▸ Set task
Transcribe the listing in full, excluding any pictures.

▸ Given data
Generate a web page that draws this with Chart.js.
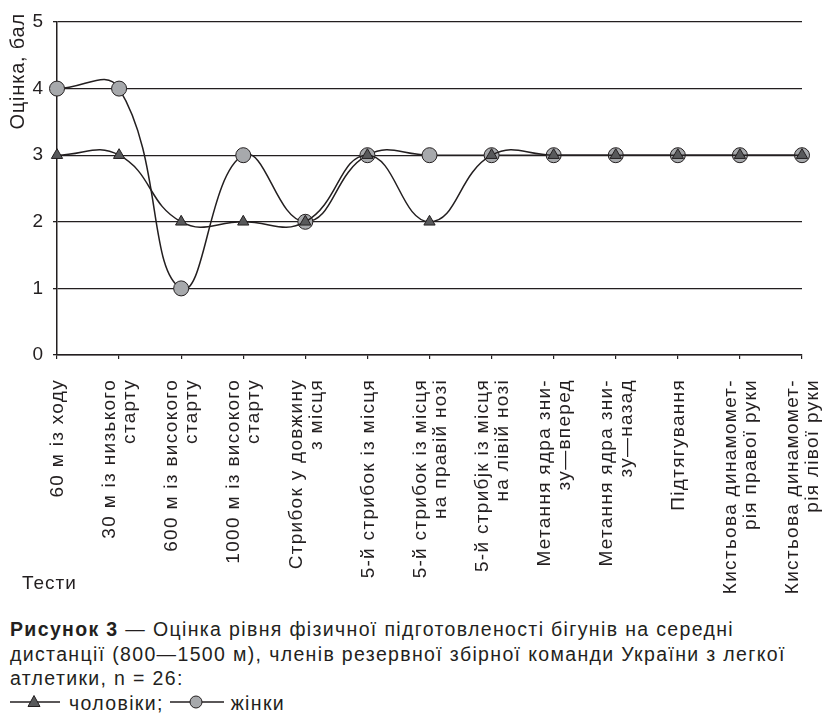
<!DOCTYPE html>
<html>
<head>
<meta charset="utf-8">
<script src="https://cdn.jsdelivr.net/npm/chart.js@4.4.1/dist/chart.umd.min.js"></script>
<style>
  html, body { margin: 0; padding: 0; background: #fff; }
  body { width: 834px; height: 716px; position: relative; overflow: hidden;
         font-family: "Liberation Sans", Arial, sans-serif; color: #231f20; }
  #wrap { position: absolute; left: 0; top: 0; width: 834px; height: 600px; }
  #xtitle { position: absolute; left: 22px; top: 572px; font-size: 19px; line-height: 22px; letter-spacing: 1px; }
  #caption { position: absolute; left: 10px; top: 617px; font-size: 19.5px; line-height: 24.5px; letter-spacing: 1.35px; white-space: nowrap; }
  #caption svg { vertical-align: middle; position: relative; top: -2px; }
</style>
</head>
<body>
<div id="wrap"><canvas id="c" width="834" height="600"></canvas></div>
<div id="xtitle">Тести</div>
<div id="caption"><b>Рисунок 3</b> — Оцінка рівня фізичної підготовленості бігунів на середні<br>дистанції (800—1500 м), членів резервної збірної команди України з легкої<br>атлетики, n = 26:<br><svg width="50" height="16"><line x1="0" y1="8" x2="50" y2="8" stroke="#231f20" stroke-width="1.5"/><polygon points="24,1.5 30,12.5 18,12.5" fill="#58595b" stroke="#231f20" stroke-width="1"/></svg><span style="margin-left:9px">чоловіки;</span><svg width="54" height="16" style="margin-left:6px"><line x1="0" y1="8" x2="54" y2="8" stroke="#231f20" stroke-width="1.5"/><circle cx="26" cy="8" r="6" fill="#a7a9ac" stroke="#231f20" stroke-width="1"/></svg><span style="margin-left:7px">жінки</span></div>
<script>
const categories = [
  ["60 м із ходу"],
  ["30 м із низького", "старту"],
  ["600 м із високого", "старту"],
  ["1000 м із високого", "старту"],
  ["Стрибок у довжину", "з місця"],
  ["5-й стрибок із місця"],
  ["5-й стрибок із місця", "на правій нозі"],
  ["5-й стрибјк із місця", "на лівій нозі"],
  ["Метання ядра зни-", "зу—вперед"],
  ["Метання ядра зни-", "зу—назад"],
  ["Підтягування"],
  ["Кистьова динамомет-", "рія правої руки"],
  ["Кистьова динамомет-", "рія лівої руки"]
];
const men   = [3, 3, 2, 2, 2, 3, 2, 3, 3, 3, 3, 3, 3];
const women = [4, 4, 1, 3, 2, 3, 3, 3, 3, 3, 3, 3, 3];
const yTicks = [0, 1, 2, 3, 4, 5];
const seriesNames = ["чоловіки", "жінки"];
const yTitle = "Оцінка, бал";

const INK = "#231f20";
const FONT = '"Liberation Sans", Arial, sans-serif';
const CANVAS_H = 600;
const AXIS_BOTTOM = 355;

const textPlugin = {
  id: "axisTexts",
  afterDraw(chart) {
    const xs = chart.scales.x;
    const ctx = chart.ctx;
    const lh = 20;
    ctx.save();
    ctx.fillStyle = INK;
    ctx.font = '19px ' + FONT;
    if ('letterSpacing' in ctx) ctx.letterSpacing = '1.3px';
    ctx.textAlign = "right";
    ctx.textBaseline = "middle";
    categories.forEach((lines, i) => {
      const x = xs.getPixelForValue(i);
      ctx.save();
      ctx.translate(x + 1, AXIS_BOTTOM + 24);
      ctx.rotate(-Math.PI / 2);
      lines.forEach((ln, j) => {
        ctx.fillText(ln, 0, (j - (lines.length - 1) / 2) * lh);
      });
      ctx.restore();
    });
    // y axis title
    ctx.font = '20px ' + FONT;
    if ('letterSpacing' in ctx) ctx.letterSpacing = '0.8px';
    ctx.save();
    ctx.translate(18, 13);
    ctx.rotate(-Math.PI / 2);
    ctx.fillText(yTitle, 0, 0);
    ctx.restore();
    ctx.restore();
  }
};

new Chart(document.getElementById("c"), {
  type: "line",
  data: {
    labels: categories,
    datasets: [
      {
        label: seriesNames[0],
        data: men,
        order: 0,
        borderColor: INK,
        borderWidth: 1.5,
        tension: 0.45,
        pointStyle: "triangle",
        pointRadius: 6.5,
        pointBackgroundColor: "#58595b",
        pointBorderColor: INK,
        pointBorderWidth: 1,
        clip: false
      },
      {
        label: seriesNames[1],
        data: women,
        order: 1,
        borderColor: INK,
        borderWidth: 1.5,
        tension: 0.45,
        pointStyle: "circle",
        pointRadius: 7.5,
        pointBackgroundColor: "#a7a9ac",
        pointBorderColor: INK,
        pointBorderWidth: 1,
        clip: false
      }
    ]
  },
  options: {
    responsive: false,
    animation: false,
    devicePixelRatio: 1,
    layout: { padding: { left: 0, right: 32, top: 22, bottom: 0 } },
    plugins: { legend: { display: false }, tooltip: { enabled: false } },
    scales: {
      x: {
        type: "category",
        offset: false,
        grid: { drawOnChartArea: false, drawTicks: true, tickLength: 4, color: INK, lineWidth: 1.2 },
        border: { color: INK, width: 1.5 },
        ticks: { display: false },
        afterFit(s) { s.height = CANVAS_H - AXIS_BOTTOM; }
      },
      y: {
        min: 0,
        max: 5,
        afterBuildTicks(s) { s.ticks = yTicks.map(v => ({ value: v })); },
        grid: { color: INK, lineWidth: 1.3, tickLength: 4 },
        border: { color: INK, width: 1.5 },
        ticks: { color: INK, padding: 10, font: { family: FONT, size: 19 } },
        title: { display: false, text: yTitle },
        afterFit(s) { s.width = 57; }
      }
    }
  },
  plugins: [textPlugin]
});
</script>
</body>
</html>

▸ Solution to the problem
Generate a web page that draws this with Chart.js.
<!DOCTYPE html>
<html>
<head>
<meta charset="utf-8">
<script src="https://cdn.jsdelivr.net/npm/chart.js@4.4.1/dist/chart.umd.min.js"></script>
<style>
  html, body { margin: 0; padding: 0; background: #fff; }
  body { width: 834px; height: 716px; position: relative; overflow: hidden;
         font-family: "Liberation Sans", Arial, sans-serif; color: #231f20; }
  #wrap { position: absolute; left: 0; top: 0; width: 834px; height: 600px; }
  #xtitle { position: absolute; left: 22px; top: 572px; font-size: 19px; line-height: 22px; letter-spacing: 1px; }
  #caption { position: absolute; left: 10px; top: 617px; font-size: 19.5px; line-height: 24.5px; letter-spacing: 1.35px; white-space: nowrap; }
  #caption svg { vertical-align: middle; position: relative; top: -2px; }
</style>
</head>
<body>
<div id="wrap"><canvas id="c" width="834" height="600"></canvas></div>
<div id="xtitle">Тести</div>
<div id="caption"><b>Рисунок 3</b> — Оцінка рівня фізичної підготовленості бігунів на середні<br>дистанції (800—1500 м), членів резервної збірної команди України з легкої<br>атлетики, n = 26:<br><svg width="50" height="16"><line x1="0" y1="8" x2="50" y2="8" stroke="#231f20" stroke-width="1.5"/><polygon points="24,1.5 30,12.5 18,12.5" fill="#58595b" stroke="#231f20" stroke-width="1"/></svg><span style="margin-left:9px">чоловіки;</span><svg width="54" height="16" style="margin-left:6px"><line x1="0" y1="8" x2="54" y2="8" stroke="#231f20" stroke-width="1.5"/><circle cx="26" cy="8" r="6" fill="#a7a9ac" stroke="#231f20" stroke-width="1"/></svg><span style="margin-left:7px">жінки</span></div>
<script>
const categories = [
  ["60 м із ходу"],
  ["30 м із низького", "старту"],
  ["600 м із високого", "старту"],
  ["1000 м із високого", "старту"],
  ["Стрибок у довжину", "з місця"],
  ["5-й стрибок із місця"],
  ["5-й стрибок із місця", "на правій нозі"],
  ["5-й стрибјк із місця", "на лівій нозі"],
  ["Метання ядра зни-", "зу—вперед"],
  ["Метання ядра зни-", "зу—назад"],
  ["Підтягування"],
  ["Кистьова динамомет-", "рія правої руки"],
  ["Кистьова динамомет-", "рія лівої руки"]
];
const men   = [3, 3, 2, 2, 2, 3, 2, 3, 3, 3, 3, 3, 3];
const women = [4, 4, 1, 3, 2, 3, 3, 3, 3, 3, 3, 3, 3];
const yTicks = [0, 1, 2, 3, 4, 5];
const seriesNames = ["чоловіки", "жінки"];
const yTitle = "Оцінка, бал";

const INK = "#231f20";
const FONT = '"Liberation Sans", Arial, sans-serif';
const CANVAS_H = 600;
const AXIS_BOTTOM = 355;

const textPlugin = {
  id: "axisTexts",
  afterDraw(chart) {
    const xs = chart.scales.x;
    const ctx = chart.ctx;
    const lh = 20;
    ctx.save();
    ctx.fillStyle = INK;
    ctx.font = '19px ' + FONT;
    if ('letterSpacing' in ctx) ctx.letterSpacing = '1.3px';
    ctx.textAlign = "right";
    ctx.textBaseline = "middle";
    categories.forEach((lines, i) => {
      const x = xs.getPixelForValue(i);
      ctx.save();
      ctx.translate(x + 1, AXIS_BOTTOM + 24);
      ctx.rotate(-Math.PI / 2);
      lines.forEach((ln, j) => {
        ctx.fillText(ln, 0, (j - (lines.length - 1) / 2) * lh);
      });
      ctx.restore();
    });
    // y axis title
    ctx.font = '20px ' + FONT;
    if ('letterSpacing' in ctx) ctx.letterSpacing = '0.8px';
    ctx.save();
    ctx.translate(18, 13);
    ctx.rotate(-Math.PI / 2);
    ctx.fillText(yTitle, 0, 0);
    ctx.restore();
    ctx.restore();
  }
};

new Chart(document.getElementById("c"), {
  type: "line",
  data: {
    labels: categories,
    datasets: [
      {
        label: seriesNames[0],
        data: men,
        order: 0,
        borderColor: INK,
        borderWidth: 1.5,
        tension: 0.45,
        pointStyle: "triangle",
        pointRadius: 6.5,
        pointBackgroundColor: "#58595b",
        pointBorderColor: INK,
        pointBorderWidth: 1,
        clip: false
      },
      {
        label: seriesNames[1],
        data: women,
        order: 1,
        borderColor: INK,
        borderWidth: 1.5,
        tension: 0.45,
        pointStyle: "circle",
        pointRadius: 7.5,
        pointBackgroundColor: "#a7a9ac",
        pointBorderColor: INK,
        pointBorderWidth: 1,
        clip: false
      }
    ]
  },
  options: {
    responsive: false,
    animation: false,
    devicePixelRatio: 1,
    layout: { padding: { left: 0, right: 32, top: 22, bottom: 0 } },
    plugins: { legend: { display: false }, tooltip: { enabled: false } },
    scales: {
      x: {
        type: "category",
        offset: false,
        grid: { drawOnChartArea: false, drawTicks: true, tickLength: 4, color: INK, lineWidth: 1.2 },
        border: { color: INK, width: 1.5 },
        ticks: { display: false },
        afterFit(s) { s.height = CANVAS_H - AXIS_BOTTOM; }
      },
      y: {
        min: 0,
        max: 5,
        afterBuildTicks(s) { s.ticks = yTicks.map(v => ({ value: v })); },
        grid: { color: INK, lineWidth: 1.3, tickLength: 4 },
        border: { color: INK, width: 1.5 },
        ticks: { color: INK, padding: 10, font: { family: FONT, size: 19 } },
        title: { display: false, text: yTitle },
        afterFit(s) { s.width = 57; }
      }
    }
  },
  plugins: [textPlugin]
});
</script>
</body>
</html>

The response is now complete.